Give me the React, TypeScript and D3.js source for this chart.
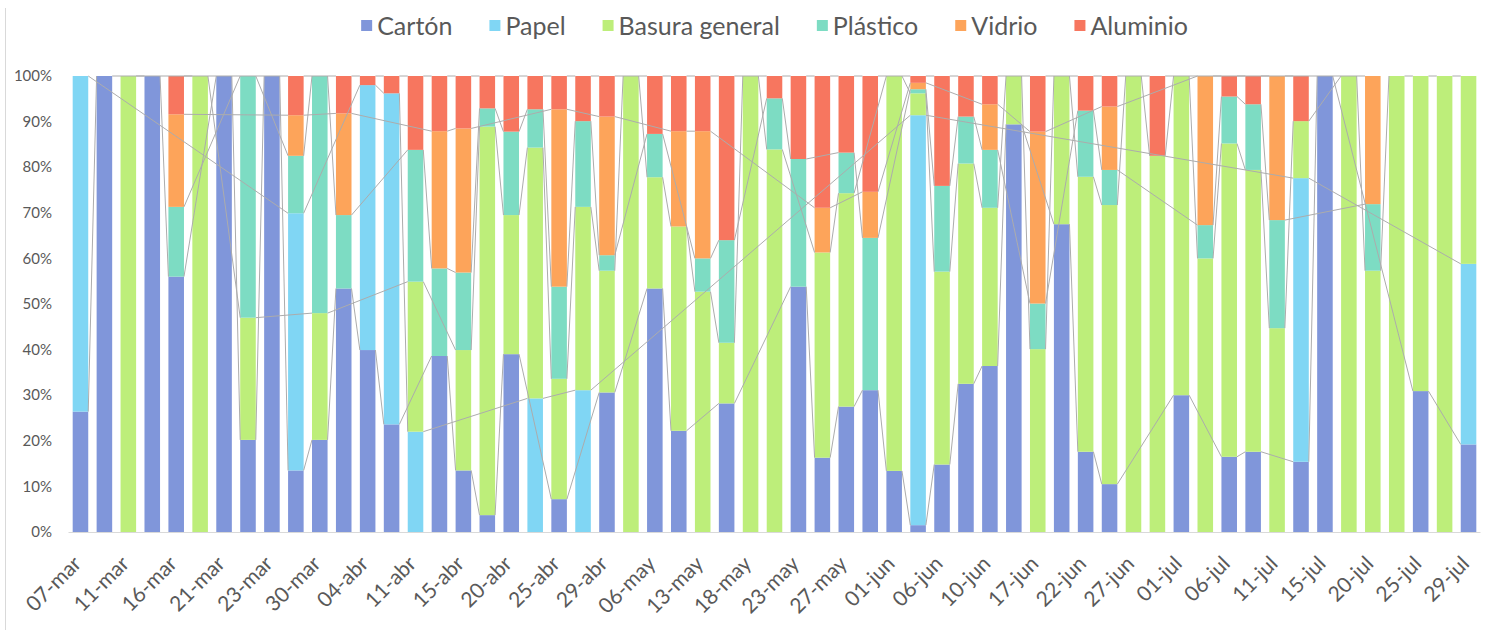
import React, { useEffect, useRef } from 'react';
import * as d3 from 'd3';

const categories = [
  '07-mar', '09-mar', '11-mar', '14-mar', '16-mar', '18-mar', '21-mar', '22-mar', '23-mar', '28-mar',
  '30-mar', '01-abr', '04-abr', '08-abr', '11-abr', '13-abr', '15-abr', '18-abr', '20-abr', '22-abr',
  '25-abr', '27-abr', '29-abr', '04-may', '06-may', '11-may', '13-may', '16-may', '18-may', '20-may',
  '23-may', '25-may', '27-may', '30-may', '01-jun', '03-jun', '06-jun', '08-jun', '10-jun', '15-jun',
  '17-jun', '20-jun', '22-jun', '24-jun', '27-jun', '29-jun', '01-jul', '04-jul', '06-jul', '08-jul',
  '11-jul', '13-jul', '15-jul', '18-jul', '20-jul', '22-jul', '25-jul', '27-jul', '29-jul',
];

const carton = [
  26.4, 100, 0, 100, 56.0, 0, 100, 20.2, 100, 13.5,
  20.2, 53.4, 39.9, 23.6, 0, 38.6, 13.5, 3.7, 39.0, 0,
  7.2, 0, 30.6, 0, 53.4, 22.2, 0, 28.2, 0, 0,
  53.8, 16.3, 27.5, 31.1, 13.4, 1.5, 14.8, 32.5, 36.4, 89.4,
  0, 67.5, 17.6, 10.5, 0, 0, 30.0, 0, 16.5, 17.6,
  0, 15.4, 100, 0, 0, 0, 30.9, 0, 19.2,
];
const papel = [
  73.6, 0, 0, 0, 0, 0, 0, 0, 0, 56.4,
  0, 0, 58.1, 72.6, 22.0, 0, 0, 0, 0, 29.3,
  0, 31.1, 0, 0, 0, 0, 0, 0, 0, 0,
  0, 0, 0, 0, 0, 89.9, 0, 0, 0, 0,
  0, 0, 0, 0, 0, 0, 0, 0, 0, 0,
  0, 62.2, 0, 0, 0, 0, 0, 0, 39.6,
];
const basura = [
  0, 0, 100, 0, 0, 100, 0, 26.8, 0, 0,
  27.8, 0, 0, 0, 32.9, 0, 26.4, 85.2, 30.5, 55.0,
  26.4, 40.2, 26.7, 100, 24.4, 44.8, 52.7, 13.3, 100, 83.9,
  0, 45.0, 46.8, 0, 86.6, 4.8, 42.3, 48.3, 34.7, 10.6,
  40.1, 32.5, 60.3, 61.2, 100, 82.5, 70.0, 60.0, 68.7, 61.8,
  44.7, 12.5, 0, 100, 57.3, 100, 69.1, 100, 41.2,
];
const plastico = [
  0, 0, 0, 0, 15.3, 0, 0, 53.0, 0, 12.6,
  52.0, 16.1, 0, 0, 28.9, 19.2, 17.0, 4.0, 18.3, 8.4,
  20.2, 18.8, 3.4, 0, 9.5, 0, 7.3, 22.5, 0, 11.2,
  28.0, 0, 8.9, 33.4, 0, 0.9, 18.8, 10.3, 12.7, 0,
  10.0, 0, 14.5, 7.7, 0, 0, 0, 7.3, 10.3, 14.4,
  23.7, 0, 0, 0, 14.6, 0, 0, 0, 0,
];
const vidrio = [
  0, 0, 0, 0, 20.3, 0, 0, 0, 0, 8.9,
  0, 22.3, 0, 0, 0, 30.1, 31.6, 0, 0, 0,
  38.9, 0, 30.4, 0, 0, 20.9, 27.9, 0, 0, 0,
  0, 9.8, 0, 10.1, 0, 1.4, 0, 0, 10.0, 0,
  37.7, 0, 0, 13.9, 0, 0, 0, 32.7, 0, 0,
  31.6, 0, 0, 0, 28.1, 0, 0, 0, 0,
];
const aluminio = [
  0, 0, 0, 0, 8.4, 0, 0, 0, 0, 8.6,
  0, 8.2, 2.0, 3.8, 16.2, 12.1, 11.5, 7.1, 12.2, 7.3,
  7.3, 9.9, 8.9, 0, 12.7, 12.1, 12.1, 36.0, 0, 4.9,
  18.2, 28.9, 16.8, 25.4, 0, 1.5, 24.1, 8.9, 6.2, 0,
  12.2, 0, 7.6, 6.7, 0, 17.5, 0, 0, 4.5, 6.2,
  0, 9.9, 0, 0, 0, 0, 0, 0, 0,
];

const seriesNames = ['Cartón', 'Papel', 'Basura general', 'Plástico', 'Vidrio', 'Aluminio'];
const seriesValues = [carton, papel, basura, plastico, vidrio, aluminio];
const seriesColors = ['#8096da', '#80d6f4', '#bdee7a', '#7ddcc3', '#fda45a', '#f7765f'];
const yTicks = [0, 0.1, 0.2, 0.3, 0.4, 0.5, 0.6, 0.7, 0.8, 0.9, 1];

const FONT = 'Lato, "Open Sans", sans-serif';

export default function App() {
  const ref = useRef<SVGSVGElement>(null);

  useEffect(() => {
    const W = 1497;
    const H = 630;
    const svg = d3.select(ref.current);
    svg.selectAll('*').remove();
    svg.attr('width', W).attr('height', H);

    const left = 68.5, right = 1480.5, top = 76, bottom = 532;

    const rows = categories.map((c, i) => {
      const r: any = { cat: c };
      seriesNames.forEach((s, k) => (r[s] = seriesValues[k][i]));
      return r;
    });

    const stack = d3.stack<any>().keys(seriesNames).offset(d3.stackOffsetExpand);
    const layers = stack(rows);

    const x = d3.scaleBand<string>().domain(categories).range([left, right]).paddingInner(0.35).paddingOuter(0.175);
    const y = d3.scaleLinear().domain([0, 1]).range([bottom, top]);

    svg.append('rect').attr('x', 0).attr('y', 0).attr('width', W).attr('height', H).attr('fill', '#ffffff');
    // chart border (left edge visible)
    svg.append('line').attr('x1', 5.5).attr('x2', 5.5).attr('y1', 8).attr('y2', H).attr('stroke', '#d9d9d9').attr('stroke-width', 1);

    // bars
    const g = svg.append('g');
    layers.forEach((layer, k) => {
      g.append('g')
        .attr('fill', seriesColors[k])
        .selectAll('rect')
        .data(layer.map((d, i) => ({ d, i })).filter((o) => seriesValues[k][o.i] > 0))
        .join('rect')
        .attr('x', (o) => x(categories[o.i])!)
        .attr('width', x.bandwidth())
        .attr('y', (o) => y(o.d[1]))
        .attr('height', (o) => y(o.d[0]) - y(o.d[1]));
    });

    // series lines (connect tops of consecutive non-blank points of each series)
    const lg = svg.append('g').attr('stroke', '#acacac').attr('stroke-width', 1).attr('fill', 'none');
    layers.forEach((layer, k) => {
      const idx = seriesValues[k].map((v, i) => (v > 0 ? i : -1)).filter((i) => i >= 0);
      for (let n = 0; n < idx.length - 1; n++) {
        const a = idx[n], b = idx[n + 1];
        lg.append('line')
          .attr('x1', x(categories[a])! + x.bandwidth())
          .attr('y1', y(layer[a][1]))
          .attr('x2', x(categories[b])!)
          .attr('y2', y(layer[b][1]));
      }
    });

    // x axis line
    svg.append('line').attr('x1', left).attr('x2', right).attr('y1', bottom + 0.5).attr('y2', bottom + 0.5)
      .attr('stroke', '#d9d9d9').attr('stroke-width', 1);

    // y labels
    const fmt = d3.format('.0%');
    svg.append('g').selectAll('text').data(yTicks).join('text')
      .attr('x', 52).attr('y', (d) => y(d)).attr('dy', '0.35em')
      .attr('text-anchor', 'end')
      .attr('font-family', FONT).attr('font-size', 15).attr('fill', '#595959')
      .text((d) => fmt(d));

    // x labels (every other category)
    svg.append('g').selectAll('text').data(categories.filter((_, i) => i % 2 === 0)).join('text')
      .attr('transform', (c) => `translate(${x(c)! + x.bandwidth() / 2 + 2},${bottom + 33}) rotate(-45)`)
      .attr('text-anchor', 'end')
      .attr('font-family', FONT).attr('font-size', 21).attr('fill', '#595959')
      .text((c) => c);

    // legend
    const leg = svg.append('g');
    const items = seriesNames.map((s, k) => {
      const it = leg.append('g');
      it.append('rect').attr('x', 0).attr('y', -6).attr('width', 11).attr('height', 11).attr('fill', seriesColors[k]);
      const t = it.append('text').attr('x', 16).attr('y', 0).attr('dy', '0.35em')
        .attr('font-family', FONT).attr('font-size', 25).attr('fill', '#595959').text(s);
      const w = 16 + (t.node() as SVGTextElement).getComputedTextLength();
      return { it, w };
    });
    const gap = 37;
    const total = items.reduce((a, b) => a + b.w, 0) + gap * (items.length - 1);
    let cx = (left + right) / 2 - total / 2;
    items.forEach(({ it, w }) => {
      it.attr('transform', `translate(${cx},26)`);
      cx += w + gap;
    });
  }, []);

  return <svg ref={ref} style={{ position: 'absolute', left: 0, top: 0, display: 'block' }} />;
}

============

Repeat only the lines from the beginning of the material through the line containing "import * as d3 from 'd3';", both ends kept, leaving pictures out.

→ **FULL OUTPUT**:
Give me the React, TypeScript and D3.js source for this chart.
import React, { useEffect, useRef } from 'react';
import * as d3 from 'd3';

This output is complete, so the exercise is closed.